YOUR OBJECTIVE: Repeat every line below exactly, word for word.

INFORMATION SHOWN:
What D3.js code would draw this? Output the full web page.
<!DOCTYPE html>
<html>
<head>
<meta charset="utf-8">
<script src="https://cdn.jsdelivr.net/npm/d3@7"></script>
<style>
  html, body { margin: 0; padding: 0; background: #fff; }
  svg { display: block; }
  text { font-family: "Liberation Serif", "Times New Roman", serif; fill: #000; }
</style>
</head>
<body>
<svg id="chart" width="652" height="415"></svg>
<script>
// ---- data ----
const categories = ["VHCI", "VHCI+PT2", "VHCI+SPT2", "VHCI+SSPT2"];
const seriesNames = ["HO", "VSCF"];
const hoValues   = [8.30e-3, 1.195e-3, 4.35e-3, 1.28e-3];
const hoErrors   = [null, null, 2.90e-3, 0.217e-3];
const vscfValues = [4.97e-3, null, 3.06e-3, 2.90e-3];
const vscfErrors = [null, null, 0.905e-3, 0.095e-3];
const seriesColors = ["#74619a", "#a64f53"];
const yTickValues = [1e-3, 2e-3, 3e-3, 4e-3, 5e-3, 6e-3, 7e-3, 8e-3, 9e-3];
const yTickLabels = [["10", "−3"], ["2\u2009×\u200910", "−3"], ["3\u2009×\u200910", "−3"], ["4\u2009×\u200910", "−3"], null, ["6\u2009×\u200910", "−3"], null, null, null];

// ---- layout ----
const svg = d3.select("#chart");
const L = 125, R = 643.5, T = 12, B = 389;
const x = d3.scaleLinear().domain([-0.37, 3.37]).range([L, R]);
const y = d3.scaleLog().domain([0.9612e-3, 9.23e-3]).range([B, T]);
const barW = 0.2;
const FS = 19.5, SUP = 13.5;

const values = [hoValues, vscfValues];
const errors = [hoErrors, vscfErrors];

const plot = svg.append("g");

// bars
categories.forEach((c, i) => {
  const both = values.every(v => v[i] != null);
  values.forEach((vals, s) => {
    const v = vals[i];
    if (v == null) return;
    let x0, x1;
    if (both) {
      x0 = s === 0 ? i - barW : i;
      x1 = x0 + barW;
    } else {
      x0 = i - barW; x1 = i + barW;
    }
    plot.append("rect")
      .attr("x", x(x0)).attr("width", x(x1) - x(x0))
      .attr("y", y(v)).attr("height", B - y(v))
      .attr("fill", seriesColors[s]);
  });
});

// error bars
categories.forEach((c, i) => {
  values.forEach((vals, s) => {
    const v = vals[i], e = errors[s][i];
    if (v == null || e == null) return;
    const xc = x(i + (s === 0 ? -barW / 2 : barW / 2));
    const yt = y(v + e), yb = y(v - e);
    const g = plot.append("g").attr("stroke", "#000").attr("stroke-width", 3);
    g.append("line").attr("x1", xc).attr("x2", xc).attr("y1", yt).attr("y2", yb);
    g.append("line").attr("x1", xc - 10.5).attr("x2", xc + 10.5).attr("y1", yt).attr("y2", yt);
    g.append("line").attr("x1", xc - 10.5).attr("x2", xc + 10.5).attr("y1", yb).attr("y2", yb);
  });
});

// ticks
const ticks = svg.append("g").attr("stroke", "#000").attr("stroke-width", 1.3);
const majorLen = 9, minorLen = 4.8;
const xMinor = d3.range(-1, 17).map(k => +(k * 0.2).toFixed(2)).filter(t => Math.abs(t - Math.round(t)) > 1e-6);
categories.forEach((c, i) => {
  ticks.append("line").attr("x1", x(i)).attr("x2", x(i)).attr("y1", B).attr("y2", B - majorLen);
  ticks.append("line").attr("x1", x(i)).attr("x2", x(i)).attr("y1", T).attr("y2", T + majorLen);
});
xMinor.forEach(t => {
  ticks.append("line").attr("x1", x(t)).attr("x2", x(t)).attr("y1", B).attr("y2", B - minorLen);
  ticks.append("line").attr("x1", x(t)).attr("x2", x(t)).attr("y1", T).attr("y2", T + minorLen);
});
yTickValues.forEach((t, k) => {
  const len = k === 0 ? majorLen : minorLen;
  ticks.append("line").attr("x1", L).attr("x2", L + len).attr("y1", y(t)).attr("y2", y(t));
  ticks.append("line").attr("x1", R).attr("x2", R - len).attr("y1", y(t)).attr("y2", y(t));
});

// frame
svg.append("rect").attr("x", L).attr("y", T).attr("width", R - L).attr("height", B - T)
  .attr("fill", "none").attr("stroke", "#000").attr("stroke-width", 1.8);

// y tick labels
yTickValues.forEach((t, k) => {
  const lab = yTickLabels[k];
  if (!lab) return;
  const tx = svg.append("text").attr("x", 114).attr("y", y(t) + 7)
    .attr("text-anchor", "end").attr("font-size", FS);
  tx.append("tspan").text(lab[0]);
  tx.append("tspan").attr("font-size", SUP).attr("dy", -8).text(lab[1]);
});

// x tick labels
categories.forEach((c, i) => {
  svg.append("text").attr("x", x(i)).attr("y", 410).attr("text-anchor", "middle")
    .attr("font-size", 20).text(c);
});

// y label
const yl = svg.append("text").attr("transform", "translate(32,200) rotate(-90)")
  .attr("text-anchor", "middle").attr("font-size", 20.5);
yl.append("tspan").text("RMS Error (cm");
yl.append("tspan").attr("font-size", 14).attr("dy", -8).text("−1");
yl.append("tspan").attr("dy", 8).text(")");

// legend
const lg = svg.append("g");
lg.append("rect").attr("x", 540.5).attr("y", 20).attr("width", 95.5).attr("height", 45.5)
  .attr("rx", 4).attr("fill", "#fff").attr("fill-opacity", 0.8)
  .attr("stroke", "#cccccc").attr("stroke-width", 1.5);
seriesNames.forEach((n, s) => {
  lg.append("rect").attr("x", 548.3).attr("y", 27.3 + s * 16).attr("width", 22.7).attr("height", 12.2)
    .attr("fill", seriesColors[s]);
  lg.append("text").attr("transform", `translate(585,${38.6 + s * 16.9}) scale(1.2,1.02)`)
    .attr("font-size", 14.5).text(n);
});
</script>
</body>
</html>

EXERCISE RESPONSE:
What D3.js code would draw this? Output the full web page.
<!DOCTYPE html>
<html>
<head>
<meta charset="utf-8">
<script src="https://cdn.jsdelivr.net/npm/d3@7"></script>
<style>
  html, body { margin: 0; padding: 0; background: #fff; }
  svg { display: block; }
  text { font-family: "Liberation Serif", "Times New Roman", serif; fill: #000; }
</style>
</head>
<body>
<svg id="chart" width="652" height="415"></svg>
<script>
// ---- data ----
const categories = ["VHCI", "VHCI+PT2", "VHCI+SPT2", "VHCI+SSPT2"];
const seriesNames = ["HO", "VSCF"];
const hoValues   = [8.30e-3, 1.195e-3, 4.35e-3, 1.28e-3];
const hoErrors   = [null, null, 2.90e-3, 0.217e-3];
const vscfValues = [4.97e-3, null, 3.06e-3, 2.90e-3];
const vscfErrors = [null, null, 0.905e-3, 0.095e-3];
const seriesColors = ["#74619a", "#a64f53"];
const yTickValues = [1e-3, 2e-3, 3e-3, 4e-3, 5e-3, 6e-3, 7e-3, 8e-3, 9e-3];
const yTickLabels = [["10", "−3"], ["2\u2009×\u200910", "−3"], ["3\u2009×\u200910", "−3"], ["4\u2009×\u200910", "−3"], null, ["6\u2009×\u200910", "−3"], null, null, null];

// ---- layout ----
const svg = d3.select("#chart");
const L = 125, R = 643.5, T = 12, B = 389;
const x = d3.scaleLinear().domain([-0.37, 3.37]).range([L, R]);
const y = d3.scaleLog().domain([0.9612e-3, 9.23e-3]).range([B, T]);
const barW = 0.2;
const FS = 19.5, SUP = 13.5;

const values = [hoValues, vscfValues];
const errors = [hoErrors, vscfErrors];

const plot = svg.append("g");

// bars
categories.forEach((c, i) => {
  const both = values.every(v => v[i] != null);
  values.forEach((vals, s) => {
    const v = vals[i];
    if (v == null) return;
    let x0, x1;
    if (both) {
      x0 = s === 0 ? i - barW : i;
      x1 = x0 + barW;
    } else {
      x0 = i - barW; x1 = i + barW;
    }
    plot.append("rect")
      .attr("x", x(x0)).attr("width", x(x1) - x(x0))
      .attr("y", y(v)).attr("height", B - y(v))
      .attr("fill", seriesColors[s]);
  });
});

// error bars
categories.forEach((c, i) => {
  values.forEach((vals, s) => {
    const v = vals[i], e = errors[s][i];
    if (v == null || e == null) return;
    const xc = x(i + (s === 0 ? -barW / 2 : barW / 2));
    const yt = y(v + e), yb = y(v - e);
    const g = plot.append("g").attr("stroke", "#000").attr("stroke-width", 3);
    g.append("line").attr("x1", xc).attr("x2", xc).attr("y1", yt).attr("y2", yb);
    g.append("line").attr("x1", xc - 10.5).attr("x2", xc + 10.5).attr("y1", yt).attr("y2", yt);
    g.append("line").attr("x1", xc - 10.5).attr("x2", xc + 10.5).attr("y1", yb).attr("y2", yb);
  });
});

// ticks
const ticks = svg.append("g").attr("stroke", "#000").attr("stroke-width", 1.3);
const majorLen = 9, minorLen = 4.8;
const xMinor = d3.range(-1, 17).map(k => +(k * 0.2).toFixed(2)).filter(t => Math.abs(t - Math.round(t)) > 1e-6);
categories.forEach((c, i) => {
  ticks.append("line").attr("x1", x(i)).attr("x2", x(i)).attr("y1", B).attr("y2", B - majorLen);
  ticks.append("line").attr("x1", x(i)).attr("x2", x(i)).attr("y1", T).attr("y2", T + majorLen);
});
xMinor.forEach(t => {
  ticks.append("line").attr("x1", x(t)).attr("x2", x(t)).attr("y1", B).attr("y2", B - minorLen);
  ticks.append("line").attr("x1", x(t)).attr("x2", x(t)).attr("y1", T).attr("y2", T + minorLen);
});
yTickValues.forEach((t, k) => {
  const len = k === 0 ? majorLen : minorLen;
  ticks.append("line").attr("x1", L).attr("x2", L + len).attr("y1", y(t)).attr("y2", y(t));
  ticks.append("line").attr("x1", R).attr("x2", R - len).attr("y1", y(t)).attr("y2", y(t));
});

// frame
svg.append("rect").attr("x", L).attr("y", T).attr("width", R - L).attr("height", B - T)
  .attr("fill", "none").attr("stroke", "#000").attr("stroke-width", 1.8);

// y tick labels
yTickValues.forEach((t, k) => {
  const lab = yTickLabels[k];
  if (!lab) return;
  const tx = svg.append("text").attr("x", 114).attr("y", y(t) + 7)
    .attr("text-anchor", "end").attr("font-size", FS);
  tx.append("tspan").text(lab[0]);
  tx.append("tspan").attr("font-size", SUP).attr("dy", -8).text(lab[1]);
});

// x tick labels
categories.forEach((c, i) => {
  svg.append("text").attr("x", x(i)).attr("y", 410).attr("text-anchor", "middle")
    .attr("font-size", 20).text(c);
});

// y label
const yl = svg.append("text").attr("transform", "translate(32,200) rotate(-90)")
  .attr("text-anchor", "middle").attr("font-size", 20.5);
yl.append("tspan").text("RMS Error (cm");
yl.append("tspan").attr("font-size", 14).attr("dy", -8).text("−1");
yl.append("tspan").attr("dy", 8).text(")");

// legend
const lg = svg.append("g");
lg.append("rect").attr("x", 540.5).attr("y", 20).attr("width", 95.5).attr("height", 45.5)
  .attr("rx", 4).attr("fill", "#fff").attr("fill-opacity", 0.8)
  .attr("stroke", "#cccccc").attr("stroke-width", 1.5);
seriesNames.forEach((n, s) => {
  lg.append("rect").attr("x", 548.3).attr("y", 27.3 + s * 16).attr("width", 22.7).attr("height", 12.2)
    .attr("fill", seriesColors[s]);
  lg.append("text").attr("transform", `translate(585,${38.6 + s * 16.9}) scale(1.2,1.02)`)
    .attr("font-size", 14.5).text(n);
});
</script>
</body>
</html>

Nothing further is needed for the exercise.